My first exposure to Garner must have been in The Great Escape. The classic WWII film is filled with bigger actors (in terms of personality and stardom if not size), from flashy superstar Steve McQueen to dramatic actors like James Donald and Richard Attenborough, yet Garner more than holds his own in the role of the “Scrounger,” Hendley. Hendley’s relationship with Blythe, the “Forger” (played by Donald Pleasence), is one of the most emotional aspects of the film, as Blythe loses his sight and therefore his spot in the escape only to have Hendley vouch for him and offer to take responsibility for him. The heartbreaking ending, following a daring escape attempt by airplane, is all the more sad as we see Hendley’s panic and desperation to help his friend play out all over his face. Of course, this being James Garner, the role is much more than simple drama, and he infuses the first half of the film with some fantastic humor, whether in the culture clash between Hendley and Blythe or the way he skillfully manipulates the German guard, Werner. However, my favorite moment in the film is a little one that is often overlooked. In one scene, Garner is inside the barracks when a German guard walks down the line of windows, saying “Close up!” in English to tell the prisoners to close the building’s shutters for the evening. While everyone else closes the shutters, Garner responds to the guard in German to say that he doesn’t speak English. It’s the sort of moment that feels improvised (whether it was or not), and perfectly highlights Garner’s dry and sarcastic delivery.
The best example of Garner’s comedic talents has to be Support Your Local Sheriff! In many ways it’s a film of contradictions, which is part of its lasting appeal. Garner, with his big size and his experience in Westerns, is perfectly suited to the standard role of a fast-drawing, sharp-shooting small town sheriff, and while his character of Jason McCullough fits that role he also flips the stereotype on its head throughout. McCullough may be able to shoot through the hole in a washer he tossed in the air, but he’d rather outsmart his enemies and he does his job simply because he needs the money on his way to Australia, not because of some heroic belief in law and order. And despite the film obviously being a comedy, Garner plays the entire thing straight. He may be surrounded by buffoons and slapstick, but he never delivers even his funniest of lines as though they’re a punchline. Everything comes out sounding natural, with just the right balance of sarcasm and weariness at his situation. The film is full of memorable moments, from McCullough tricking Bruce Dern’s Danby into staying in his jail cell that has no bars by dripping some red paint on the ground and telling him that that’s what happened to the last guy who tried to escape, to foiling Walter Brennan as Danby’s father by simply sticking his finger in the end of his gun. However, my all-time favorite James Garner line of dialogue actually comes from the film’s follow-up, Support Your Local Gunfighter. After knocking a man out, Jack Elam asks him indignantly, “You hit that fellow from behind?” Garner replies in all seriousness, “Just as hard as I could!” It’s the sort of line that only works if the delivery is spot on, catching you off guard with its honesty and being hilarious as a result.

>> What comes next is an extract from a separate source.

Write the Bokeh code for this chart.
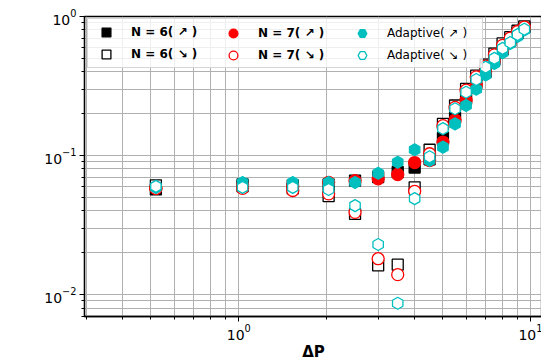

However, my favorite performance of Garner’s might just be as King Marchand in Victor/Victoria. In the film, Marchand falls in love with Julie Andrews’ Victoria, a singer who was unable to find a job as a soprano so she and her partner concoct a scheme to pretend that Victoria is Count Victor, a drag queen. This allows Victoria to perform as herself but at the end of her performance she reveals that she’s “actually” a man in drag. Of course, the joke is that she’s actually a woman after all, who is only dressed in drag when off the stage. Marchand, a nightclub owner who works with the mob, is immediately infatuated with Victoria when he first sees her sing, only to be confused and even outraged when she reveals herself to be a “man.” As a stereotypically masculine character, Marchand doesn’t know what to make of the fact that he was attracted to a man, and when he thinks his attraction might be turning into love he becomes panicked about what would happen if word got out that he was gay. Garner takes that rugged masculinity that served him so well in Westerns and war movies and wears it almost as a burden in this film, as Marchand struggles to reconcile his feelings with his reputation while his views of the world slowly crash down around him. In the film’s best moment, he finally confesses, “I don’t care if you are a man,” before kissing her. She replies that she’s not a man but he says, “I still don’t care.”
Garner’s ability to be earnest and heartfelt while being sarcastic and even condescending carried him throughout a stellar career. Whether starring on TV in Maverick or The Rockford Files, earning an Oscar nomination for Murphy’s Romance, hamming it up in Space Cowboys (one of my personal favorites), or bringing the audience to tears in the cult favorite The Notebook, Garner made every role memorable. While other actors of his era have a modern day analogue, I’d be hard pressed to come up with a match for Garner. Few actors can be equally as sweet and biting, as at home in comedies or dramas, and are able to both play to a type while simultaneously subverting expectations. The closest we might have to Garner these days might be Robert Downey, Jr., but Garner was neither as flashy as Downey is now, nor as troubled as Downey used to be. Garner was simply a hard working, talented, versatile performer who made every film he was in better by his mere presence. He will be missed.